**Stated goal**. Return each line of the records holding the string "Output".

**Task data**.
------------
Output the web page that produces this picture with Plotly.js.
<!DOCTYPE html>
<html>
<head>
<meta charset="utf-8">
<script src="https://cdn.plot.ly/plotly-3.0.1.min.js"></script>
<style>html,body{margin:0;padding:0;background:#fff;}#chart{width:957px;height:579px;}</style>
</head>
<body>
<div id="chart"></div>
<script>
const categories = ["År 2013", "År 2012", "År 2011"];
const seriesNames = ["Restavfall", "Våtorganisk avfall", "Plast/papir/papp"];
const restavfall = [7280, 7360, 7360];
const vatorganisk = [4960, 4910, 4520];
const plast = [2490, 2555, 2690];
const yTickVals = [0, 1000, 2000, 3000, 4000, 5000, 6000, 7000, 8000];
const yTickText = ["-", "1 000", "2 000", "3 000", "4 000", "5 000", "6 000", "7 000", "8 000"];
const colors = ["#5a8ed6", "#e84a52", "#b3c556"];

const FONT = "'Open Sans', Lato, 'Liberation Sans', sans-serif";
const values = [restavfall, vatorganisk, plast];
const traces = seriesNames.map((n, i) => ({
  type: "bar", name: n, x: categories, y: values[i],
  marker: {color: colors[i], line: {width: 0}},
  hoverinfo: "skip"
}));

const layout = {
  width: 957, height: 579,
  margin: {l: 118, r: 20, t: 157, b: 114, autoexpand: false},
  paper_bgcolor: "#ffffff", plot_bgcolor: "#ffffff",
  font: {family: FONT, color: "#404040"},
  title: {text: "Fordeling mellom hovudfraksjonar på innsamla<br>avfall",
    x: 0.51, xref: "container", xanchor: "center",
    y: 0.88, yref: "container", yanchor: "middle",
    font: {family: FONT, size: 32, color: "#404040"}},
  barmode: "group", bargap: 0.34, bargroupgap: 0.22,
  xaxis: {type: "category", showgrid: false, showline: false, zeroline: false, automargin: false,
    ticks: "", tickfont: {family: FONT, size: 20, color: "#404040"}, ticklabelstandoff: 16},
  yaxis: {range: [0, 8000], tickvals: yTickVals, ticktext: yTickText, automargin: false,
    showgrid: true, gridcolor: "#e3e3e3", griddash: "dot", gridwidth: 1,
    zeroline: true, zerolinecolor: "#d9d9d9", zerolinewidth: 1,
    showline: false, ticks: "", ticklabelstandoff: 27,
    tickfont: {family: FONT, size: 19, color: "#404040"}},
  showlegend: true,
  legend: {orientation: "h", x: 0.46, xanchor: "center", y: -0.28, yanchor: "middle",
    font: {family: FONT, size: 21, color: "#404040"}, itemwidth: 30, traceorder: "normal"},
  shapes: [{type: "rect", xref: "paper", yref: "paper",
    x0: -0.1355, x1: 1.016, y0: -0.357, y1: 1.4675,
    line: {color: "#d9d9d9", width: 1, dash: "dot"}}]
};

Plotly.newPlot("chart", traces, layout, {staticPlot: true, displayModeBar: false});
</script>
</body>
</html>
------------
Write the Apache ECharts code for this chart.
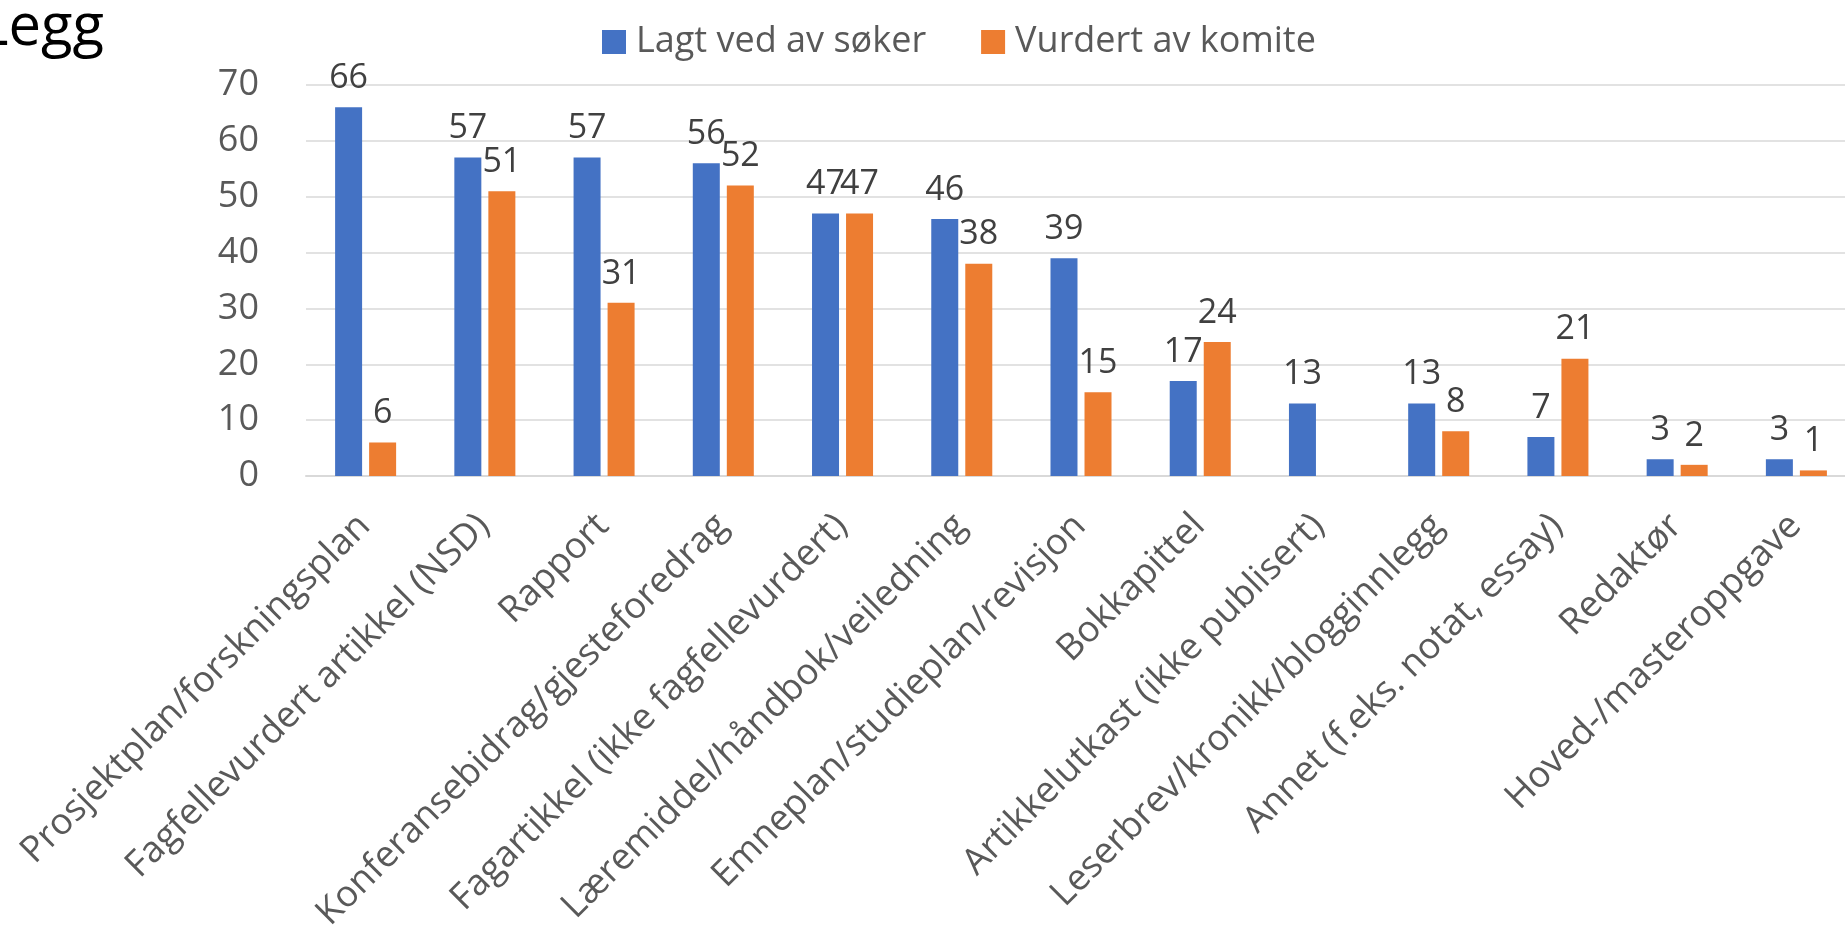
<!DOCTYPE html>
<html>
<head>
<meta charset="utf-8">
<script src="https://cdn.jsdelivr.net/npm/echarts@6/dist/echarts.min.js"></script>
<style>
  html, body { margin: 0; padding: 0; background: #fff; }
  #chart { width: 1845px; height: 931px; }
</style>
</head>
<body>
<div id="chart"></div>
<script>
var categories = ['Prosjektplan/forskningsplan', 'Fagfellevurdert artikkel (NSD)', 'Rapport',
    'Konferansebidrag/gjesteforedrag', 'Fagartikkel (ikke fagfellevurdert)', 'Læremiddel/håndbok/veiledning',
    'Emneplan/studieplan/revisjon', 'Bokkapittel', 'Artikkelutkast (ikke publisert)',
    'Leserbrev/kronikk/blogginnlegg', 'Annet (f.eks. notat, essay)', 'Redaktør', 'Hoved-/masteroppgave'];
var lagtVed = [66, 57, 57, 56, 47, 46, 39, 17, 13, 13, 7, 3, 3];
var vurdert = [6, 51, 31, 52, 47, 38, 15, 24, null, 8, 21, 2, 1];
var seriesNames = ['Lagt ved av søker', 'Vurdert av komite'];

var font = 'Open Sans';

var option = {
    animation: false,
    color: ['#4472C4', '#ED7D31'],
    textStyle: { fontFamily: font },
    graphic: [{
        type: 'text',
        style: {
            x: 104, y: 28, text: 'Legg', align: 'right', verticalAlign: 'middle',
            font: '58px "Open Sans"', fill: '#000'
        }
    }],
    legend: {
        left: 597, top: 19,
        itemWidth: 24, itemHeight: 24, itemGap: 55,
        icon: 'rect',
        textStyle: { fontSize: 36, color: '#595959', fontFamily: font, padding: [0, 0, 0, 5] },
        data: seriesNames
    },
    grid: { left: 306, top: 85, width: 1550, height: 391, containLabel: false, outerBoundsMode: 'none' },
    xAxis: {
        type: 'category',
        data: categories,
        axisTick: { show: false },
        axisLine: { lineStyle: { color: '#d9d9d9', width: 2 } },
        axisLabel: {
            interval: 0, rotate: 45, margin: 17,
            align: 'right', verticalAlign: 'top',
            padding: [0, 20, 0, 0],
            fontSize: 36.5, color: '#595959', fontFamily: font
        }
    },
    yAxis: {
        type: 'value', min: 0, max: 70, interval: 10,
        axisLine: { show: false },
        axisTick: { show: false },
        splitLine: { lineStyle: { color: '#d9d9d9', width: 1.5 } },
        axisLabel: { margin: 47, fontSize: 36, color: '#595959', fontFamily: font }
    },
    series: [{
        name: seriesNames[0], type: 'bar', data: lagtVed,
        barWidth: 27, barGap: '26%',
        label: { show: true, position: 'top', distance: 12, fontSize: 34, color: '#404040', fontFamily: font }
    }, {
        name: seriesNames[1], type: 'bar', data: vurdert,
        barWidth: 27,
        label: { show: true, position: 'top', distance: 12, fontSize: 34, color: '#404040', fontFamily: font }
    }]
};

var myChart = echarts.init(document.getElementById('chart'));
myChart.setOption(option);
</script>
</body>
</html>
------------
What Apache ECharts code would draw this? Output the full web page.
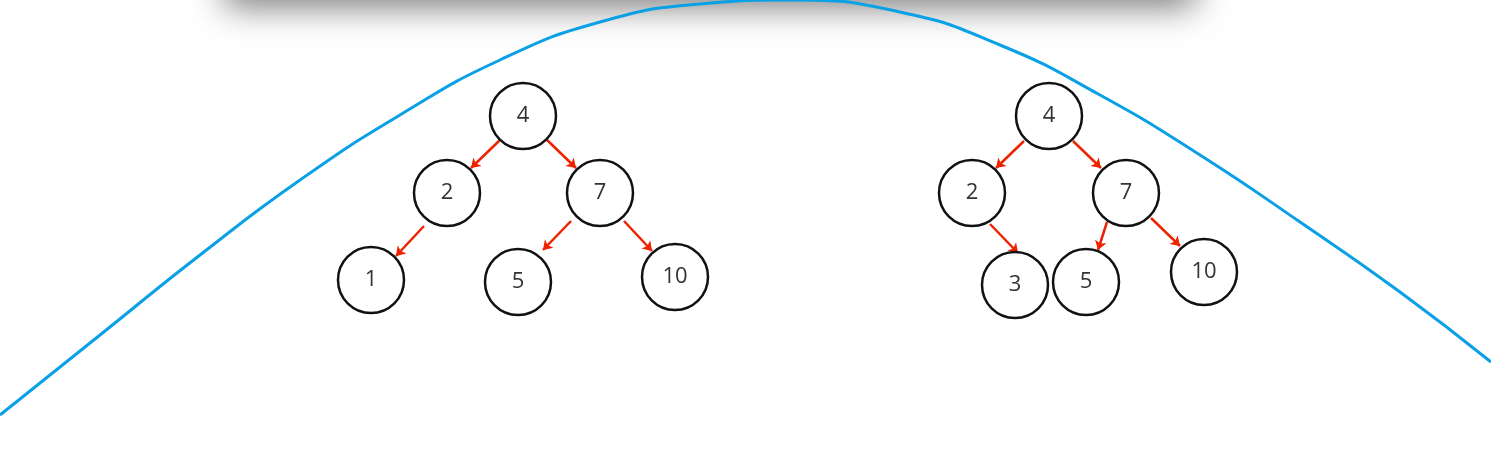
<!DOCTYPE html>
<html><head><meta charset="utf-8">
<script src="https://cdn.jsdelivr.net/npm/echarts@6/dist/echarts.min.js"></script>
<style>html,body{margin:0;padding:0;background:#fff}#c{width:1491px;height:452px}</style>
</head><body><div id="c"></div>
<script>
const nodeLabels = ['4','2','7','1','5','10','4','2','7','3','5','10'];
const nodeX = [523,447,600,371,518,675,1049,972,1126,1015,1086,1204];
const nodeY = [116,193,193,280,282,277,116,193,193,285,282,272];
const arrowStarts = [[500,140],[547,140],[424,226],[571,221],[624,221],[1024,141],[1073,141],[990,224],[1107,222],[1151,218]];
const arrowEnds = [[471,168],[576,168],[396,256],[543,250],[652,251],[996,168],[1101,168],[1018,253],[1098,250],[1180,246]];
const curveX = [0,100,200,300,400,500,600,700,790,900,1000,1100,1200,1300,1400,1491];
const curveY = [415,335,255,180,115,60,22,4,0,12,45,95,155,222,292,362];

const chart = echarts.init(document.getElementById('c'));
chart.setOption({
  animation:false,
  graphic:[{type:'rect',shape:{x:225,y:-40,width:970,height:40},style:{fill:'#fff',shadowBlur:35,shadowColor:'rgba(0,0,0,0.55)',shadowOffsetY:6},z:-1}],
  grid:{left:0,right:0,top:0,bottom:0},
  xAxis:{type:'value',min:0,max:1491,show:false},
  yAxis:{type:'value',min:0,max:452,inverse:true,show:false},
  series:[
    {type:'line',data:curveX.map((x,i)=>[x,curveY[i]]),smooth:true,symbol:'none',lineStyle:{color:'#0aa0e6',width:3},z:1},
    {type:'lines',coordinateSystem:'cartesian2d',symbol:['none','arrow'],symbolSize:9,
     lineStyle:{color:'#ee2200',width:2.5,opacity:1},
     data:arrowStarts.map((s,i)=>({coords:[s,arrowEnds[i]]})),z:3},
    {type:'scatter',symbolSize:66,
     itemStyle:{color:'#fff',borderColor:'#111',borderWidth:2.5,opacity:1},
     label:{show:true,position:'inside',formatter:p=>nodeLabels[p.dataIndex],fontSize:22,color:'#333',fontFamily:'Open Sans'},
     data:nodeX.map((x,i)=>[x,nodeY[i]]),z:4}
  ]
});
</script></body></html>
------------
**Final answer**.
Output the web page that produces this picture with Plotly.js.
What Apache ECharts code would draw this? Output the full web page.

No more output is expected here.